松村さん:祖母は礼儀作法に厳しい人でしたが、形だけではなく、「自分が今あるのは人のおかげなのだから、相手を大切にしなさい」ということを教えてくれました。一方で、祖母は世間体を気にし、人に弱みを見せまいとする「ええかっこしい」でもありました。

僕もその血を受け継いでいるので、祖母の介護も「自分がやらなければ」という思いが強かったのですが、「ええかっこしい」を続けることはできませんでした。でも、それで良かった。にっちもさっちも行かなくなって、無意識にS.O.Sを発していたから、周りも見るに見かねて助けてくれたのだと思います。

だから皆さんも全てを自分で抱え込まず、困った時には弱音を吐き、助けを求めていただけたらと思います。僕の経験では助けを求めないうちは誰も来てくれませんでした。周囲もどう助けていいのかわからなかったのでしょう。

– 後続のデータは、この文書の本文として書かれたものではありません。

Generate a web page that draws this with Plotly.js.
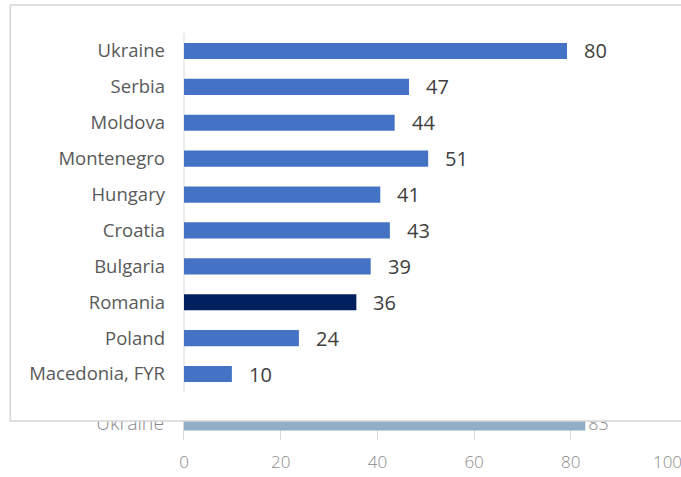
<!DOCTYPE html>
<html>
<head>
<meta charset="utf-8">
<script src="https://cdn.plot.ly/plotly-3.0.1.min.js"></script>
<style>html,body{margin:0;padding:0;background:#fff;}#chart{width:681px;height:477px;}</style>
</head>
<body>
<div id="chart"></div>
<script>
// Main (front) chart data, top to bottom
var countries = ['Ukraine', 'Serbia', 'Moldova', 'Montenegro', 'Hungary', 'Croatia', 'Bulgaria', 'Romania', 'Poland', 'Macedonia, FYR'];
var values = [80, 47, 44, 51, 41, 43, 39, 36, 24, 10];
var highlight = 'Romania';

// Background (partly hidden) chart data
var backCountries = ['Ukraine'];
var backValues = [83];
var backTicks = [0, 20, 40, 60, 80, 100];

var blue = '#4472c4', navy = '#002060', backBlue = '#91aec6';
var barColors = countries.map(function (c) { return c === highlight ? navy : blue; });

var catFont = {family: 'Open Sans, Noto Sans, sans-serif', size: 18.5, color: '#595959'};
var backFont = {family: 'Open Sans, Lato, sans-serif', size: 17, color: '#8a8a8a', weight: 300};
var backCatFont = {family: 'Open Sans, Lato, sans-serif', size: 19.5, color: '#8a8a8a', weight: 300};

var traces = [
  {
    type: 'bar', orientation: 'h',
    x: backValues, y: backCountries,
    xaxis: 'x', yaxis: 'y',
    marker: {color: backBlue},
    text: backValues.map(String), textposition: 'outside', constraintext: 'none',
    cliponaxis: false,
    textfont: {family: 'Open Sans, Lato, sans-serif', size: 18, color: '#8a8a8a', weight: 300},
    hoverinfo: 'skip'
  },
  {
    type: 'bar', orientation: 'h',
    x: values, y: countries,
    xaxis: 'x2', yaxis: 'y2',
    marker: {color: barColors},
    hoverinfo: 'skip'
  }
];

var annotations = countries.map(function (c, i) {
  return {
    x: values[i], y: c, xref: 'x2', yref: 'y2',
    text: String(values[i]), showarrow: false,
    xanchor: 'left', yanchor: 'middle', xshift: 15,
    font: {family: 'Open Sans, Noto Sans, sans-serif', size: 20, color: '#404040'}
  };
});

var layout = {
  width: 681, height: 477,
  margin: {l: 0, r: 0, t: 0, b: 0},
  paper_bgcolor: '#ffffff', plot_bgcolor: 'rgba(0,0,0,0)',
  showlegend: false,
  bargap: 0.55,
  // background chart axes
  xaxis: {
    domain: [0.27019, 0.98018], range: [0, 100], anchor: 'y',
    tickvals: backTicks, ticktext: backTicks.map(String),
    showgrid: true, gridcolor: '#d9d9d9', gridwidth: 1,
    zeroline: false, showline: false, ticks: '',
    tickfont: backFont, ticklabelstandoff: 10, ticklabeloverflow: 'allow',
    automargin: false, fixedrange: true
  },
  yaxis: {
    domain: [0.07757, 0.20335], range: [-0.5, 1.239], anchor: 'x', type: 'category',
    showgrid: false, zeroline: false,
    showline: true, linecolor: '#d9d9d9', linewidth: 1,
    ticks: 'outside', tickson: 'boundaries', ticklen: 5, tickcolor: '#d9d9d9',
    tickfont: backCatFont, ticklabelstandoff: 15, automargin: false, fixedrange: true
  },
  // main (front) chart axes
  xaxis2: {
    domain: [0.01028, 1], range: [-36.97, 103.81], anchor: 'y2',
    showgrid: false, zeroline: false, showline: false, showticklabels: false, ticks: '',
    automargin: false, fixedrange: true
  },
  yaxis2: {
    domain: [0.11321, 0.99371], range: [10.365, -1.337], anchor: 'free', position: 0.27019,
    type: 'category', showgrid: false, zeroline: false, showline: false, ticks: '',
    tickfont: catFont, ticklabelstandoff: 19, automargin: false, fixedrange: true
  },
  shapes: [
    {
      type: 'rect', xref: 'x2', yref: 'y2', layer: 'below',
      x0: -36.3, x1: 120, y0: -1.281, y1: 10.31,
      fillcolor: '#ffffff', line: {color: '#d6d6d6', width: 1.5}
    },
    {
      type: 'line', xref: 'x2', yref: 'y2', layer: 'below',
      x0: 0, x1: 0, y0: -0.5, y1: countries.length - 0.5,
      line: {color: '#d9d9d9', width: 1}
    }
  ],
  annotations: annotations
};

Plotly.newPlot('chart', traces, layout, {displayModeBar: false, staticPlot: true});
</script>
</body>
</html>
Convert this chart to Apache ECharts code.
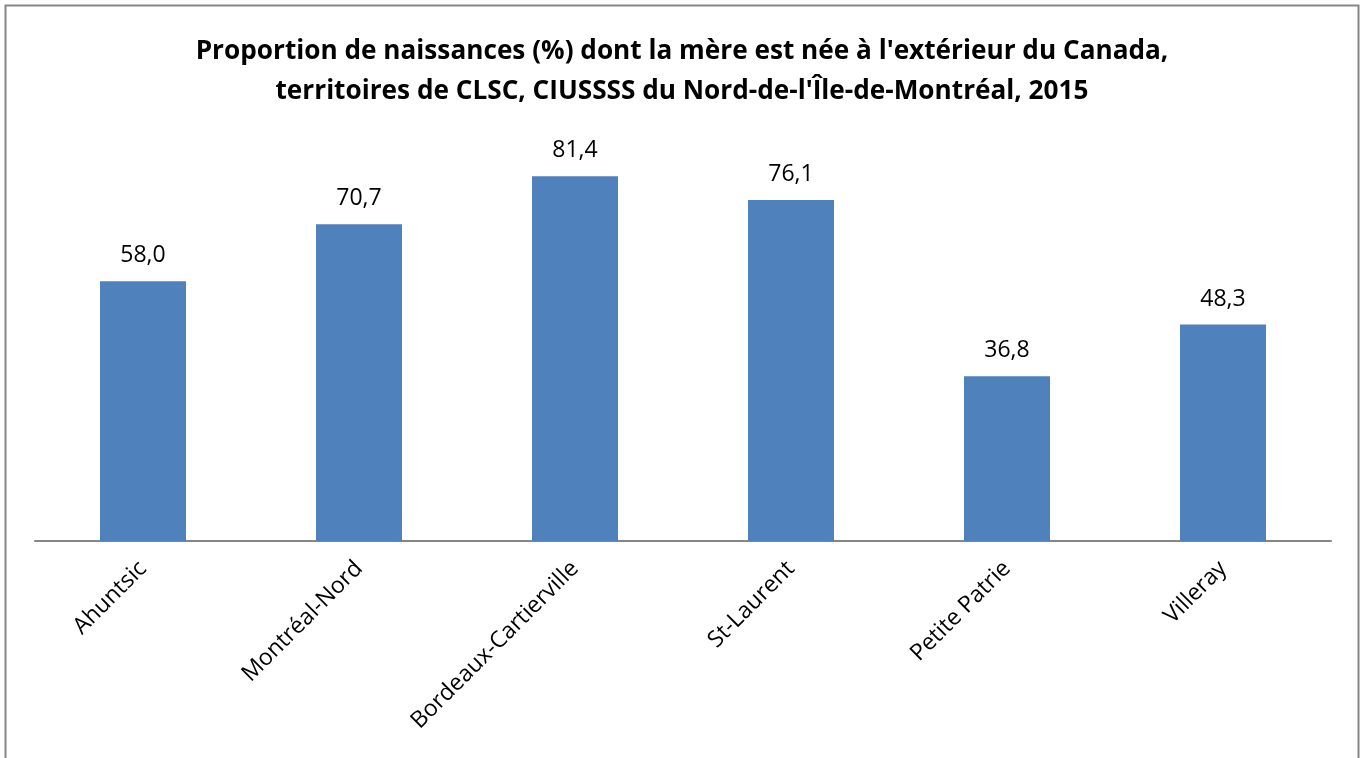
<!DOCTYPE html>
<html><head><meta charset="utf-8">
<script src="https://cdn.jsdelivr.net/npm/echarts@6/dist/echarts.min.js"></script>
<style>html,body{margin:0;padding:0;background:#fff}#c{width:1364px;height:758px}</style>
</head><body><div id="c"></div>
<script>
const titleLines = ["Proportion de naissances (%) dont la mère est née à l'extérieur du Canada,", "territoires de CLSC, CIUSSSS du Nord-de-l'Île-de-Montréal, 2015"];
const categories = ["Ahuntsic", "Montréal-Nord", "Bordeaux-Cartierville", "St-Laurent", "Petite Patrie", "Villeray"];
const values = [58.0, 70.7, 81.4, 76.1, 36.8, 48.3];

const chart = echarts.init(document.getElementById('c'), null, {renderer: 'canvas'});
const font = '"Open Sans", "Noto Sans", sans-serif';
chart.setOption({
  backgroundColor: '#fff',
  animation: false,
  title: {
    text: titleLines.join('\n'),
    left: 'center', top: 27,
    textStyle: {fontFamily: font, fontWeight: 'bold', fontSize: 26.2, lineHeight: 40, color: '#000'}
  },
  graphic: [{
    type: 'rect', shape: {x: 5.5, y: 5.5, width: 1353, height: 800},
    style: {fill: 'none', stroke: '#868686', lineWidth: 2}, silent: true
  }],
  grid: {left: 35, right: 33, top: 93, bottom: 217, containLabel: false},
  xAxis: {
    type: 'category', data: categories,
    axisLine: {lineStyle: {color: '#868686', width: 2}},
    axisTick: {show: false},
    axisLabel: {rotate: 45, interval: 0, fontFamily: font, fontSize: 23, color: '#000', margin: 24}
  },
  yAxis: {type: 'value', min: 0, max: 100, show: false, splitLine: {show: false}},
  series: [{
    type: 'bar', data: values, barWidth: 86,
    itemStyle: {color: '#4F81BD'},
    label: {show: true, position: 'top', distance: 14, fontFamily: font, fontSize: 23, color: '#000',
      formatter: p => p.value.toFixed(1).replace('.', ',')}
  }]
});
</script></body></html>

そうは言っても、相談できるところがなかなか見つからなかったりもするんですよね。でも、声を上げ続ければ、助けてくれる人は必ず現れます。助けを求めるのは恥ずかしいことではない、と声を大にしてお伝えしたいです

~EPISODE:癒しの隣に~

沈んだ気持ちを救ってくれた本・映画・音楽などがあれば教えてください。
麻倉未稀さんの「ヒーロー HOLDING OUT FOR A HERO」は自分が出演したドラマ(『スクール☆ウォーズ 泣き虫先生の7年戦争』)の主題歌ということもあって、聴くと活力が湧きますね。音楽は好きで、クラシックも聴きます。最近では、ミュージカル『クリスマス・キャロル 2023』公演がご縁で知り合ったピアニストの尾吉真人さんが演奏されたベートーヴェンの3大ピアノソナタがお気に入り。早朝の静かな時間に聴くと、心が洗われます。

『大映テレビ主題歌コレクション』

波乱万丈な物語とインパクトのある台詞で一世を風靡した、制作会社・大映テレビによる作品のうち、TBS作品の主題歌を集めた『大映テレビ主題歌コレクション〜TBS編〜』。『スクール☆ウォーズ 泣き虫先生の7年戦争』の「ヒーロー HOLDING OUT FOR A HERO」(麻倉未稀)をはじめ『スクール・ウォーズ2』の「FIRE」(丸山みゆき)、『ポニーテールはふり向かない』の「NEVER SAY GOOD-BYE」(小比類巻かほる)など11曲が収録されている。

プロフィール

俳優/松村雄基さん

【誕生日】1963年11月7日
【経歴】東京都出身。1980年にテレビドラマ『生徒諸君!』の沖田成利役でデビュー。以後数々のドラマや映画、舞台で活躍。剣道家、書家でもある。第17回東京書作展(東京新聞社主催)にて内閣総理大臣賞を受賞。